Home categorieCultura Teatro, la recensione di “Vollmond (full moon)” del Tanztheater Wuppertal Pina Bausch

Teatro, la recensione di “Vollmond (full moon)” del Tanztheater Wuppertal Pina Bausch

da Alessandro Carli

LONDRA – Il dvd acquistato a giugno, poi i biglietti a novembre, poi il volo per Londra a gennaio, poi la partenza. Il mondo gira – anzi, danza – a passo di Pina Bausch. La City è un luogo meraviglioso, soprattutto il 22 febbraio: al Sadler’s Wells Theatre (fermata Angel), il Tanztheater Wuppertal Pina Bausch mette in scena “Vollmond (full moon)”, che per chi ha visto il film di Wim Wenders, è lo spettacolo sull’acqua. Dell’acqua.

Il Sadler’s è un posto che in Italia nemmeno ci sogniamo: è la Scala della danza, a livello mondiale. E il pubblico, molto british in ogni sfumatura, è attento, e certi capolavori non li perde: i biglietti per le due serate di mise en scene, sono stati polverizzati nel tempo di due respiri.

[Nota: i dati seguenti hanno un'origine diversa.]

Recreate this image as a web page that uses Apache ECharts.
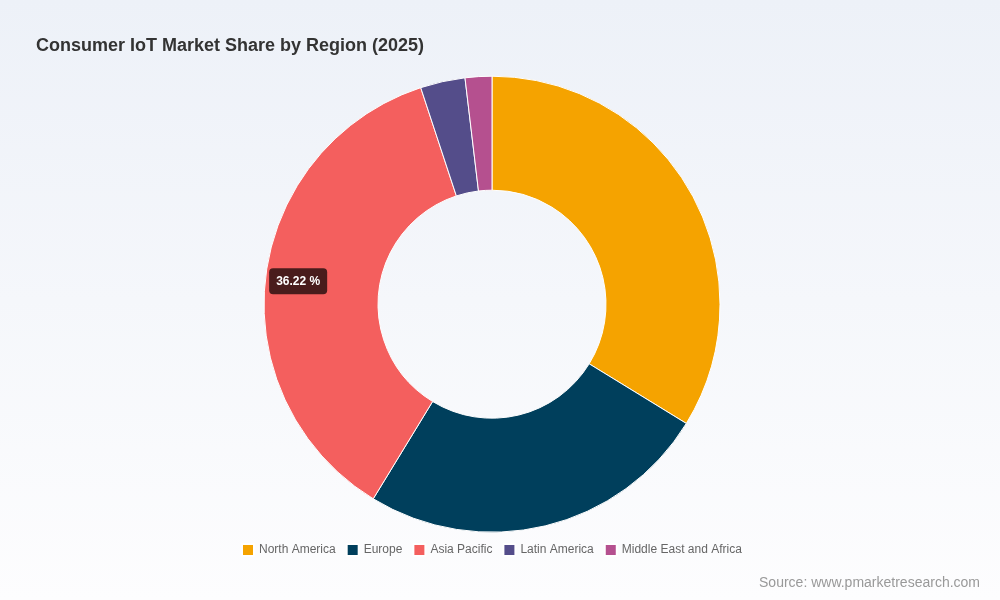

Londra a febbraio è il luogo dove il teatro sorride: abbandonati i mercatini di Natale, e in attesa della primavera (da queste parti arriva prima), la città cerca il calore dell’arte. L’evento Pina Bausch, a qualche anno dalla scomparsa dell’artista, è in crescita: il suo nome significa candore. E qui, il pubblico, riconosce la luce vera. Lo fa sempre, quando si presentano le stelle. Ludovico Einaudi, qualche anno fa alla “Royal Albert Hall”. Oggi il corpo di danza tedesco, che ha scelto lo scrigno di questo teatro ai margini di theatreland (Leicester square) per divulgare il verbo del corpo bagnato.

Gli orari degli spettacoli sono insoliti per noi italiani: sera, ma alle 19.30. Il sole è già tramontato, ed è pronto per brillare in scena. “Vollmond” (anzi, come lo avrebbe chiamato la stessa Bausch, “Stuck”) è una luna piena di movimenti, corteggiamenti allegri, giocati sull’acqua, elemento primordiale di purificazione.

La scena è sormontata da una grande roccia, forse caduta sulla terra, che fa da simulacro, elemento totemistico attorno al quale i danz_attori realizzano una tribalità spirituale, fatta di gesti e di sospensioni, semplicemente meravigliosa. Dal cielo piove acqua, e il profumo elementare del filosofo presocratico Talete scandisce ritmo e azione. Il resto, è la vita dell’essere umano, fatto di quotidianità rituale solo all’apparenza banale, corteggiamenti, leggerezza, scontri sessisti, incolmabili strappi tra l’uomo e la donna, amore. Soprattutto amore, nell’accezione di sentimento che si compie. Così, per due ore e 20, la goccia d’acqua incontra un’altra goccia, e non forma mai due gocce ma sempre una goccia più grande: corpi che diventano lievi, bagnati, trasparenti, con le mani che mulinellano l’aria, e lo spazio rompe gli argini – antico fiume di coscienza – per defluire verso la platea, e poi demolire la quarta parete, bagnare gli occhi, sedimentarsi dentro al cuore, stamparsi nella mente: assoli bellissimi e dialoghi a più gesti, sensualità e raffinatissimo erotismo, ma anche tanta dolcezza e innocenza, accompagnati per mano da un tappeto musicale di primissimo ordine, su cui spiccano le sonorità del Balanaescu Quartet e soprattutto della mantrica “Lilies of the valley” di Jun Miyake.

La standing ovation che tutto il Sadler’s ha dedicato allo spettacolo e alla compagnia è la conferma il verbo della sacerdotessa è immortale, e che questo lavoro è un evento unico, come la nascita di una nuova vita.